* DATA *
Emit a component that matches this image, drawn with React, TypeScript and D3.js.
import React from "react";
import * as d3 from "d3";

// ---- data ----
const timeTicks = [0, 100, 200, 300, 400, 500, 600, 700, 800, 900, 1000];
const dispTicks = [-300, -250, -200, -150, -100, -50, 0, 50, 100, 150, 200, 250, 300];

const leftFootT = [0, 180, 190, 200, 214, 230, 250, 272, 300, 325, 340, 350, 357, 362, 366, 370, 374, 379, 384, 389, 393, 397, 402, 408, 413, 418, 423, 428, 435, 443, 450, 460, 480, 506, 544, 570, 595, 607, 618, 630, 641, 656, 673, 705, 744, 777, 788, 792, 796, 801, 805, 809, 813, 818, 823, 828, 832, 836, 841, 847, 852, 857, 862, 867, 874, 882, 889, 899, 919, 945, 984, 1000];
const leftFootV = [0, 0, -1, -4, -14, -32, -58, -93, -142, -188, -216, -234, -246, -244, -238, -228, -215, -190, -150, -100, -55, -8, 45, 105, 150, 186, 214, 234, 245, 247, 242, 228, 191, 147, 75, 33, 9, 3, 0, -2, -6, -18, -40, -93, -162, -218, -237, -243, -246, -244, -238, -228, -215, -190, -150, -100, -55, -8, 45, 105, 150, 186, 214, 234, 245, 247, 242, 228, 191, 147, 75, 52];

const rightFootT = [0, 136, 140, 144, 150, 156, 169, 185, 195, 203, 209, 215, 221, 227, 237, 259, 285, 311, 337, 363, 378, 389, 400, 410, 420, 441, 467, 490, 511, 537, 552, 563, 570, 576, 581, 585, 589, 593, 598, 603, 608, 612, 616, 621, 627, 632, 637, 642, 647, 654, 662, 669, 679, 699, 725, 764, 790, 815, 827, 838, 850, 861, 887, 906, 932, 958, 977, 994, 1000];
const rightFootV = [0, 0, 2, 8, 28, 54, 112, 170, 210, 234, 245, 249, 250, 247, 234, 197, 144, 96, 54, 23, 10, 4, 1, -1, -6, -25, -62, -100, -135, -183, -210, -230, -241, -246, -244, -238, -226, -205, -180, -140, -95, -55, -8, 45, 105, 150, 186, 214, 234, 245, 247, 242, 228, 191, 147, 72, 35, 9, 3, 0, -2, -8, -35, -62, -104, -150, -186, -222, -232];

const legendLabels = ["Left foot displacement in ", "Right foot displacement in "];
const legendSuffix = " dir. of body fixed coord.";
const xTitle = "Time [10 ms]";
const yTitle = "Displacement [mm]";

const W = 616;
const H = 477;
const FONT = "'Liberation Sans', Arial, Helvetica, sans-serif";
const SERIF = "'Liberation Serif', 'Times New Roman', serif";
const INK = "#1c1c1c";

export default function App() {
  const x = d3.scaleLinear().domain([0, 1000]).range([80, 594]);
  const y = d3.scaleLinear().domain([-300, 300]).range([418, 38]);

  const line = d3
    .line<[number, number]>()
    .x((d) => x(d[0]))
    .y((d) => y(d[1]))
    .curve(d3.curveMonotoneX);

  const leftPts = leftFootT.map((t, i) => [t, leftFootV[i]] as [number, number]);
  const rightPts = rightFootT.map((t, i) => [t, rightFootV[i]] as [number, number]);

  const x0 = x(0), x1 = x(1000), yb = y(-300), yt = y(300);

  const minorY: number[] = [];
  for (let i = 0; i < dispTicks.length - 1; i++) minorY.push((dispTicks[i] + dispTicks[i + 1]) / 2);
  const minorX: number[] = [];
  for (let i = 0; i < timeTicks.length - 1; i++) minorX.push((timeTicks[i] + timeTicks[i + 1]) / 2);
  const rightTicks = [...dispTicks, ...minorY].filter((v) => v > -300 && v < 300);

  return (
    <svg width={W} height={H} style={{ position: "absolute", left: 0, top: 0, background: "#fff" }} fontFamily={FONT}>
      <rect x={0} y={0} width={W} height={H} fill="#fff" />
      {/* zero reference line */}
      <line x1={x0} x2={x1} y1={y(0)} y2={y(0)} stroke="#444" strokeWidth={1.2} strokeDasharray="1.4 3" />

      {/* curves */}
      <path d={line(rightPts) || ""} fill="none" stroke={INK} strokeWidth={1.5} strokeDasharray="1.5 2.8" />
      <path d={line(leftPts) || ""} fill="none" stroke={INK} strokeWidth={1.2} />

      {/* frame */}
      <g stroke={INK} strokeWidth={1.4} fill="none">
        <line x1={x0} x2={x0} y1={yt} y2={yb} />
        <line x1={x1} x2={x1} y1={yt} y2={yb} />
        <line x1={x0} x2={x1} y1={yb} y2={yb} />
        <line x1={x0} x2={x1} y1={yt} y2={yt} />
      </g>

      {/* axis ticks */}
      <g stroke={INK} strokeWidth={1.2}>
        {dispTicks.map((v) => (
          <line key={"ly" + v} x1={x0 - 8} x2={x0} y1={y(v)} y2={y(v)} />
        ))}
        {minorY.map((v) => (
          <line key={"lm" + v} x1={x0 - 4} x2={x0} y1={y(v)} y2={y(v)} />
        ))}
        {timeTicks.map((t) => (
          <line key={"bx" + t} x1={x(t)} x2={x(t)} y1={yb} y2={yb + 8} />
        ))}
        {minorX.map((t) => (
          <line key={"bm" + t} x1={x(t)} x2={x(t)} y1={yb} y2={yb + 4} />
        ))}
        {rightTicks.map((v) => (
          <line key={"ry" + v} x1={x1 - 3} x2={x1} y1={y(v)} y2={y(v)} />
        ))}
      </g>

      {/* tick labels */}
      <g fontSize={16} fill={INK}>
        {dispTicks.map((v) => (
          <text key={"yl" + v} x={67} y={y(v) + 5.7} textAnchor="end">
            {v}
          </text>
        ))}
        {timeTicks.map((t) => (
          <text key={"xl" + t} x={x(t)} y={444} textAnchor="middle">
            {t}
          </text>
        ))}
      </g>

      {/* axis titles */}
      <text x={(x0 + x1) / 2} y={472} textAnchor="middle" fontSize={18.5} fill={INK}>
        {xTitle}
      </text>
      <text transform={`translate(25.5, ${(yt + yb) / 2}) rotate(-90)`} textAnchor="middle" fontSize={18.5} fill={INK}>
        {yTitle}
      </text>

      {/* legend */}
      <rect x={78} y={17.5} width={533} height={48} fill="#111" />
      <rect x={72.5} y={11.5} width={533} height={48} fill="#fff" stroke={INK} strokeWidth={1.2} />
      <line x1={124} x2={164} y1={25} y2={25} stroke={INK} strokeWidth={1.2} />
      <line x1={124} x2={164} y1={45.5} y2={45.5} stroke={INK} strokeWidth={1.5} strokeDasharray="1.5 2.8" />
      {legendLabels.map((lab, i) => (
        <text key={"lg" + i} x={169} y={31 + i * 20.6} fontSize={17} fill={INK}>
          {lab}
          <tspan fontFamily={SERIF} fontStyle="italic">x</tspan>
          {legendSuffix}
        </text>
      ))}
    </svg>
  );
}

* DIRECTION *
Write the listing out again, exactly as shown above.

* RESULT OF THE EXERCISE *
Emit a component that matches this image, drawn with React, TypeScript and D3.js.
import React from "react";
import * as d3 from "d3";

// ---- data ----
const timeTicks = [0, 100, 200, 300, 400, 500, 600, 700, 800, 900, 1000];
const dispTicks = [-300, -250, -200, -150, -100, -50, 0, 50, 100, 150, 200, 250, 300];

const leftFootT = [0, 180, 190, 200, 214, 230, 250, 272, 300, 325, 340, 350, 357, 362, 366, 370, 374, 379, 384, 389, 393, 397, 402, 408, 413, 418, 423, 428, 435, 443, 450, 460, 480, 506, 544, 570, 595, 607, 618, 630, 641, 656, 673, 705, 744, 777, 788, 792, 796, 801, 805, 809, 813, 818, 823, 828, 832, 836, 841, 847, 852, 857, 862, 867, 874, 882, 889, 899, 919, 945, 984, 1000];
const leftFootV = [0, 0, -1, -4, -14, -32, -58, -93, -142, -188, -216, -234, -246, -244, -238, -228, -215, -190, -150, -100, -55, -8, 45, 105, 150, 186, 214, 234, 245, 247, 242, 228, 191, 147, 75, 33, 9, 3, 0, -2, -6, -18, -40, -93, -162, -218, -237, -243, -246, -244, -238, -228, -215, -190, -150, -100, -55, -8, 45, 105, 150, 186, 214, 234, 245, 247, 242, 228, 191, 147, 75, 52];

const rightFootT = [0, 136, 140, 144, 150, 156, 169, 185, 195, 203, 209, 215, 221, 227, 237, 259, 285, 311, 337, 363, 378, 389, 400, 410, 420, 441, 467, 490, 511, 537, 552, 563, 570, 576, 581, 585, 589, 593, 598, 603, 608, 612, 616, 621, 627, 632, 637, 642, 647, 654, 662, 669, 679, 699, 725, 764, 790, 815, 827, 838, 850, 861, 887, 906, 932, 958, 977, 994, 1000];
const rightFootV = [0, 0, 2, 8, 28, 54, 112, 170, 210, 234, 245, 249, 250, 247, 234, 197, 144, 96, 54, 23, 10, 4, 1, -1, -6, -25, -62, -100, -135, -183, -210, -230, -241, -246, -244, -238, -226, -205, -180, -140, -95, -55, -8, 45, 105, 150, 186, 214, 234, 245, 247, 242, 228, 191, 147, 72, 35, 9, 3, 0, -2, -8, -35, -62, -104, -150, -186, -222, -232];

const legendLabels = ["Left foot displacement in ", "Right foot displacement in "];
const legendSuffix = " dir. of body fixed coord.";
const xTitle = "Time [10 ms]";
const yTitle = "Displacement [mm]";

const W = 616;
const H = 477;
const FONT = "'Liberation Sans', Arial, Helvetica, sans-serif";
const SERIF = "'Liberation Serif', 'Times New Roman', serif";
const INK = "#1c1c1c";

export default function App() {
  const x = d3.scaleLinear().domain([0, 1000]).range([80, 594]);
  const y = d3.scaleLinear().domain([-300, 300]).range([418, 38]);

  const line = d3
    .line<[number, number]>()
    .x((d) => x(d[0]))
    .y((d) => y(d[1]))
    .curve(d3.curveMonotoneX);

  const leftPts = leftFootT.map((t, i) => [t, leftFootV[i]] as [number, number]);
  const rightPts = rightFootT.map((t, i) => [t, rightFootV[i]] as [number, number]);

  const x0 = x(0), x1 = x(1000), yb = y(-300), yt = y(300);

  const minorY: number[] = [];
  for (let i = 0; i < dispTicks.length - 1; i++) minorY.push((dispTicks[i] + dispTicks[i + 1]) / 2);
  const minorX: number[] = [];
  for (let i = 0; i < timeTicks.length - 1; i++) minorX.push((timeTicks[i] + timeTicks[i + 1]) / 2);
  const rightTicks = [...dispTicks, ...minorY].filter((v) => v > -300 && v < 300);

  return (
    <svg width={W} height={H} style={{ position: "absolute", left: 0, top: 0, background: "#fff" }} fontFamily={FONT}>
      <rect x={0} y={0} width={W} height={H} fill="#fff" />
      {/* zero reference line */}
      <line x1={x0} x2={x1} y1={y(0)} y2={y(0)} stroke="#444" strokeWidth={1.2} strokeDasharray="1.4 3" />

      {/* curves */}
      <path d={line(rightPts) || ""} fill="none" stroke={INK} strokeWidth={1.5} strokeDasharray="1.5 2.8" />
      <path d={line(leftPts) || ""} fill="none" stroke={INK} strokeWidth={1.2} />

      {/* frame */}
      <g stroke={INK} strokeWidth={1.4} fill="none">
        <line x1={x0} x2={x0} y1={yt} y2={yb} />
        <line x1={x1} x2={x1} y1={yt} y2={yb} />
        <line x1={x0} x2={x1} y1={yb} y2={yb} />
        <line x1={x0} x2={x1} y1={yt} y2={yt} />
      </g>

      {/* axis ticks */}
      <g stroke={INK} strokeWidth={1.2}>
        {dispTicks.map((v) => (
          <line key={"ly" + v} x1={x0 - 8} x2={x0} y1={y(v)} y2={y(v)} />
        ))}
        {minorY.map((v) => (
          <line key={"lm" + v} x1={x0 - 4} x2={x0} y1={y(v)} y2={y(v)} />
        ))}
        {timeTicks.map((t) => (
          <line key={"bx" + t} x1={x(t)} x2={x(t)} y1={yb} y2={yb + 8} />
        ))}
        {minorX.map((t) => (
          <line key={"bm" + t} x1={x(t)} x2={x(t)} y1={yb} y2={yb + 4} />
        ))}
        {rightTicks.map((v) => (
          <line key={"ry" + v} x1={x1 - 3} x2={x1} y1={y(v)} y2={y(v)} />
        ))}
      </g>

      {/* tick labels */}
      <g fontSize={16} fill={INK}>
        {dispTicks.map((v) => (
          <text key={"yl" + v} x={67} y={y(v) + 5.7} textAnchor="end">
            {v}
          </text>
        ))}
        {timeTicks.map((t) => (
          <text key={"xl" + t} x={x(t)} y={444} textAnchor="middle">
            {t}
          </text>
        ))}
      </g>

      {/* axis titles */}
      <text x={(x0 + x1) / 2} y={472} textAnchor="middle" fontSize={18.5} fill={INK}>
        {xTitle}
      </text>
      <text transform={`translate(25.5, ${(yt + yb) / 2}) rotate(-90)`} textAnchor="middle" fontSize={18.5} fill={INK}>
        {yTitle}
      </text>

      {/* legend */}
      <rect x={78} y={17.5} width={533} height={48} fill="#111" />
      <rect x={72.5} y={11.5} width={533} height={48} fill="#fff" stroke={INK} strokeWidth={1.2} />
      <line x1={124} x2={164} y1={25} y2={25} stroke={INK} strokeWidth={1.2} />
      <line x1={124} x2={164} y1={45.5} y2={45.5} stroke={INK} strokeWidth={1.5} strokeDasharray="1.5 2.8" />
      {legendLabels.map((lab, i) => (
        <text key={"lg" + i} x={169} y={31 + i * 20.6} fontSize={17} fill={INK}>
          {lab}
          <tspan fontFamily={SERIF} fontStyle="italic">x</tspan>
          {legendSuffix}
        </text>
      ))}
    </svg>
  );
}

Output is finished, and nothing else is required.